I laugh when I am nervous. I don't know, it's a coping mechanism. Maybe you are nervous or not very comfortable talking about your trauma.
 
I think it's emotional distancing as a coping mechanism. If doing it outside of therapy is a new think for you it indicates to me that you are going too fast in therapy and you should stabilize more. I would definitely discuss the newness of it happening outside therapy with your T as any additional coping mechanism being "needed" is a flag for me.
 
It's actually quite a normal physical response, crying and laughing are both on the same spectrum of emotions and are linked. You might appreciate the following information about it:
Your odd body explained by Ben Cramer from Prevention.com said:
Laughing and crying are similar psychological reactions. "Both occur during states of high emotional arousal, involve lingering effects, and don't cleanly turn on and off," says Robert R. Provine, PhD, a psychologistat the University of Maryland, Baltimore County, and author of Laughter: A Scientific Investigation.

We associate crying with sadness, but tearing up is an even more complex human response. Tears are triggered by a variety of emotions—"by pain, sadness, and in some cases even extreme mirth. It's just the way we've evolved," says Lee Duffner, MD, a professor of ophthalmology at the University of Miami's Bascom Palmer Eye Institute.

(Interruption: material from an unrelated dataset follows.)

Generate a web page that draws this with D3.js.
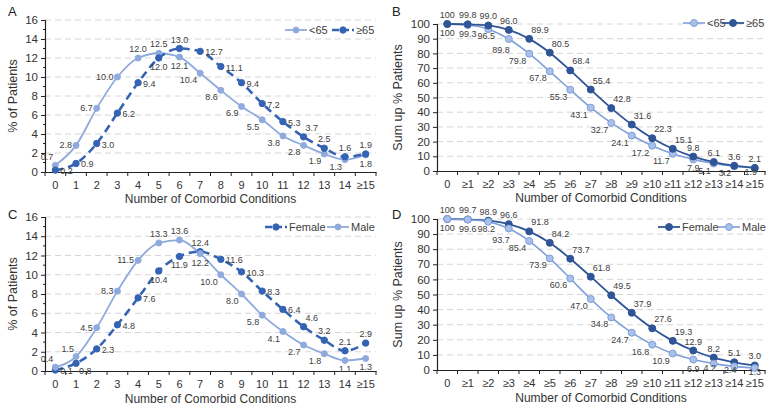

As it turns out, that's good, because both laughter and crying can ease a stressful experience, probably by counteracting the effects of cortisol and adrenaline.
(ref:
http://www.prevention.com/health/healthy-living/causes-behind-13-odd-physical-body-quirks)
 
Don't focus on that response, just acknowledge it, focus on what's behind it. You laugh somewhere where others cry, but it's understanding of those reactions as proper or improper that's an issue here, not those reactions themselves. That you laugh isn't an issue here. It doesn't make you a bad person in any way, it doesn't make you incapable of healing, etc. It's just a reaction. You don't need to get rid of it. You need to understand how it works in your life, what's it defense against, how *that* makes you feel & react.

You're not odd, either.
(On a personal note, I've got a scale of laughter in response to traumatic events. They're all different, the feeling under is different, that there's pain involved is a common theme. It has made therapy a bit awkward, yah. But figuring the differences in each was a starting point. So was shifting attention from the laughter itself. It's emoting. Emoting is good. It's better than nothing. Imo at least.)
 
Thanks everyone! You've all been reassuringly lovely and I'm so glad to learn that I'm not as alone in this as I thought I was. I do hope that it just fades away slowly the more comfortable I become about talking about my feelings. My therapist has spoken about the laughing and is pretty able to read when I find something serious, or not, so there's not a lot of pressure from her to change this habit of mine. I am however, like suggested, going to try and explore why certain situations make me feel uncomfortable and feel the need to smile. Once again thank you everyone!
 
When I first started talking I was so avoidant of my emotions that laughing and smiling while talking about the worst of my trauma was the only way I could talk about it, after a while I could feel myself doing it. My T would have me stop talking and just allow myself to feel what it was I was afraid of. I no longer rely on it, but it took a long time before I became more comfortable to stop being afraid of my emotions and expressing them.